- _Aim_: Copy each line exactly. Drop every picture.

- _Given material_:
==========
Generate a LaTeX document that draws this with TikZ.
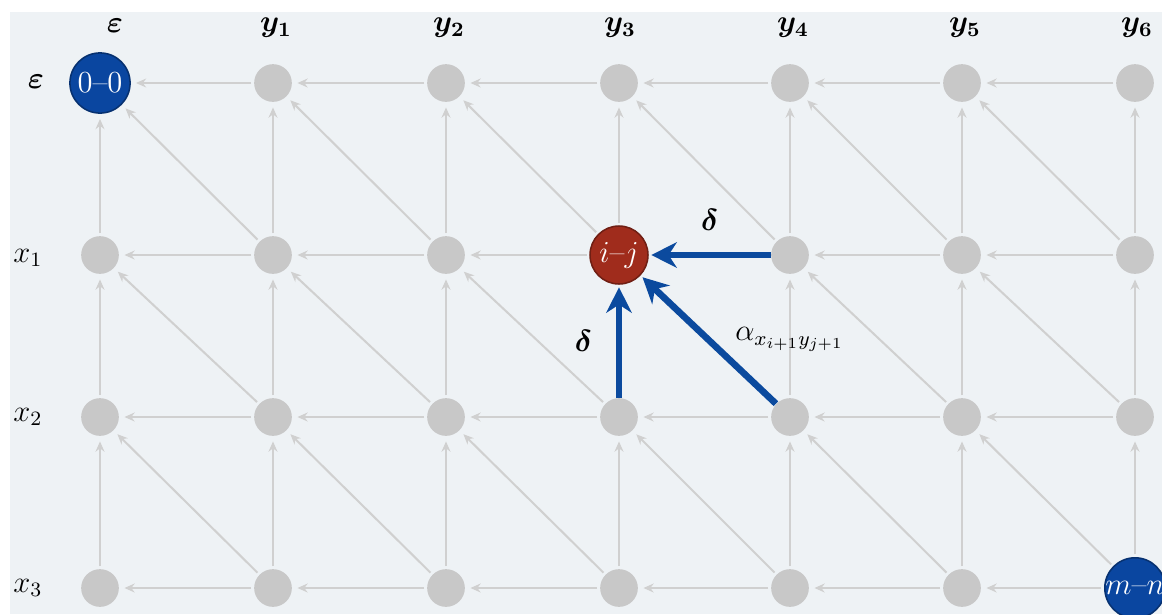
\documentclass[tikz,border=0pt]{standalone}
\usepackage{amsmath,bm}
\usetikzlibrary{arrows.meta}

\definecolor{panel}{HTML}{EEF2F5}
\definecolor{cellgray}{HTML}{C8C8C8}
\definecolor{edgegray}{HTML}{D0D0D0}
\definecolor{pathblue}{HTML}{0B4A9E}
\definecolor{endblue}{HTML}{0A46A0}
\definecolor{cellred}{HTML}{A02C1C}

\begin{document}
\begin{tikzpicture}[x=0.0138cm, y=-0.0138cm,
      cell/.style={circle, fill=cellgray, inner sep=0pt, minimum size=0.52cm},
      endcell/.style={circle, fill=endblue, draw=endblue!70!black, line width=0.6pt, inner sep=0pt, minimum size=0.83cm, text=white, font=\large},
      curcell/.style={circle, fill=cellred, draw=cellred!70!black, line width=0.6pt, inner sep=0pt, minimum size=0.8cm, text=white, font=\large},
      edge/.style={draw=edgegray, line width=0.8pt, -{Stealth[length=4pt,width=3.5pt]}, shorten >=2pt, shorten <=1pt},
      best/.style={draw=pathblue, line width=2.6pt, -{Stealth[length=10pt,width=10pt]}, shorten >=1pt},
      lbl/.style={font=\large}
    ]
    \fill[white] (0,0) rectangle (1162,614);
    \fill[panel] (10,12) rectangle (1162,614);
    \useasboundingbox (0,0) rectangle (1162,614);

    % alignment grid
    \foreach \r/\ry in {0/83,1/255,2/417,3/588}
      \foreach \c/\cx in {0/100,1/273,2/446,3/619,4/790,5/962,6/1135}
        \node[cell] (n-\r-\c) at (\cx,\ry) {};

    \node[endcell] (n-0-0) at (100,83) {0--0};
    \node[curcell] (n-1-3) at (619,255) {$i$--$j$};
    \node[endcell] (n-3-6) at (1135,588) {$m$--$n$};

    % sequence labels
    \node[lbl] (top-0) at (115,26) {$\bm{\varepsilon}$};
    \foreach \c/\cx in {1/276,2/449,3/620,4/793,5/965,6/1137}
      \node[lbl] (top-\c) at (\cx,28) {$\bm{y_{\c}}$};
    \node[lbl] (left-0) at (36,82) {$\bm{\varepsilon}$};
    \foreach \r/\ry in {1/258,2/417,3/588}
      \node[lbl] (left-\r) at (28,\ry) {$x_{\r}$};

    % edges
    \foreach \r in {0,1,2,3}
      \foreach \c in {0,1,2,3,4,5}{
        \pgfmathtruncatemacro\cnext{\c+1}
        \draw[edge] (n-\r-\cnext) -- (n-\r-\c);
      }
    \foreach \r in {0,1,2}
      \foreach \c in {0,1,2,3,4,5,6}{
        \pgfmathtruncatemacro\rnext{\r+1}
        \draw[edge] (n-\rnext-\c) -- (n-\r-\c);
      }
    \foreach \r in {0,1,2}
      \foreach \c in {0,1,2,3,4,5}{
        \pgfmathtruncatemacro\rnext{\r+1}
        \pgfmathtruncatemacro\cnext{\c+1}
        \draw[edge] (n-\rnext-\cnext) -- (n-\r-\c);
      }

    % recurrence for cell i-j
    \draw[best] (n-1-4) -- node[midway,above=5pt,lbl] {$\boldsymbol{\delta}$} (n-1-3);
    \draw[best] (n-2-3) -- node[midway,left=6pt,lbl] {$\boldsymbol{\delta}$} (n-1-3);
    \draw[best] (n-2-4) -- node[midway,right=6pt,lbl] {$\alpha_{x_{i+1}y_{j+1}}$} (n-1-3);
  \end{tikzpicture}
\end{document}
==========
- _Response to this task_:
Generate a LaTeX document that draws this with TikZ.
\documentclass[tikz,border=0pt]{standalone}
\usepackage{amsmath,bm}
\usetikzlibrary{arrows.meta}

\definecolor{panel}{HTML}{EEF2F5}
\definecolor{cellgray}{HTML}{C8C8C8}
\definecolor{edgegray}{HTML}{D0D0D0}
\definecolor{pathblue}{HTML}{0B4A9E}
\definecolor{endblue}{HTML}{0A46A0}
\definecolor{cellred}{HTML}{A02C1C}

\begin{document}
\begin{tikzpicture}[x=0.0138cm, y=-0.0138cm,
      cell/.style={circle, fill=cellgray, inner sep=0pt, minimum size=0.52cm},
      endcell/.style={circle, fill=endblue, draw=endblue!70!black, line width=0.6pt, inner sep=0pt, minimum size=0.83cm, text=white, font=\large},
      curcell/.style={circle, fill=cellred, draw=cellred!70!black, line width=0.6pt, inner sep=0pt, minimum size=0.8cm, text=white, font=\large},
      edge/.style={draw=edgegray, line width=0.8pt, -{Stealth[length=4pt,width=3.5pt]}, shorten >=2pt, shorten <=1pt},
      best/.style={draw=pathblue, line width=2.6pt, -{Stealth[length=10pt,width=10pt]}, shorten >=1pt},
      lbl/.style={font=\large}
    ]
    \fill[white] (0,0) rectangle (1162,614);
    \fill[panel] (10,12) rectangle (1162,614);
    \useasboundingbox (0,0) rectangle (1162,614);

    % alignment grid
    \foreach \r/\ry in {0/83,1/255,2/417,3/588}
      \foreach \c/\cx in {0/100,1/273,2/446,3/619,4/790,5/962,6/1135}
        \node[cell] (n-\r-\c) at (\cx,\ry) {};

    \node[endcell] (n-0-0) at (100,83) {0--0};
    \node[curcell] (n-1-3) at (619,255) {$i$--$j$};
    \node[endcell] (n-3-6) at (1135,588) {$m$--$n$};

    % sequence labels
    \node[lbl] (top-0) at (115,26) {$\bm{\varepsilon}$};
    \foreach \c/\cx in {1/276,2/449,3/620,4/793,5/965,6/1137}
      \node[lbl] (top-\c) at (\cx,28) {$\bm{y_{\c}}$};
    \node[lbl] (left-0) at (36,82) {$\bm{\varepsilon}$};
    \foreach \r/\ry in {1/258,2/417,3/588}
      \node[lbl] (left-\r) at (28,\ry) {$x_{\r}$};

    % edges
    \foreach \r in {0,1,2,3}
      \foreach \c in {0,1,2,3,4,5}{
        \pgfmathtruncatemacro\cnext{\c+1}
        \draw[edge] (n-\r-\cnext) -- (n-\r-\c);
      }
    \foreach \r in {0,1,2}
      \foreach \c in {0,1,2,3,4,5,6}{
        \pgfmathtruncatemacro\rnext{\r+1}
        \draw[edge] (n-\rnext-\c) -- (n-\r-\c);
      }
    \foreach \r in {0,1,2}
      \foreach \c in {0,1,2,3,4,5}{
        \pgfmathtruncatemacro\rnext{\r+1}
        \pgfmathtruncatemacro\cnext{\c+1}
        \draw[edge] (n-\rnext-\cnext) -- (n-\r-\c);
      }

    % recurrence for cell i-j
    \draw[best] (n-1-4) -- node[midway,above=5pt,lbl] {$\boldsymbol{\delta}$} (n-1-3);
    \draw[best] (n-2-3) -- node[midway,left=6pt,lbl] {$\boldsymbol{\delta}$} (n-1-3);
    \draw[best] (n-2-4) -- node[midway,right=6pt,lbl] {$\alpha_{x_{i+1}y_{j+1}}$} (n-1-3);
  \end{tikzpicture}
\end{document}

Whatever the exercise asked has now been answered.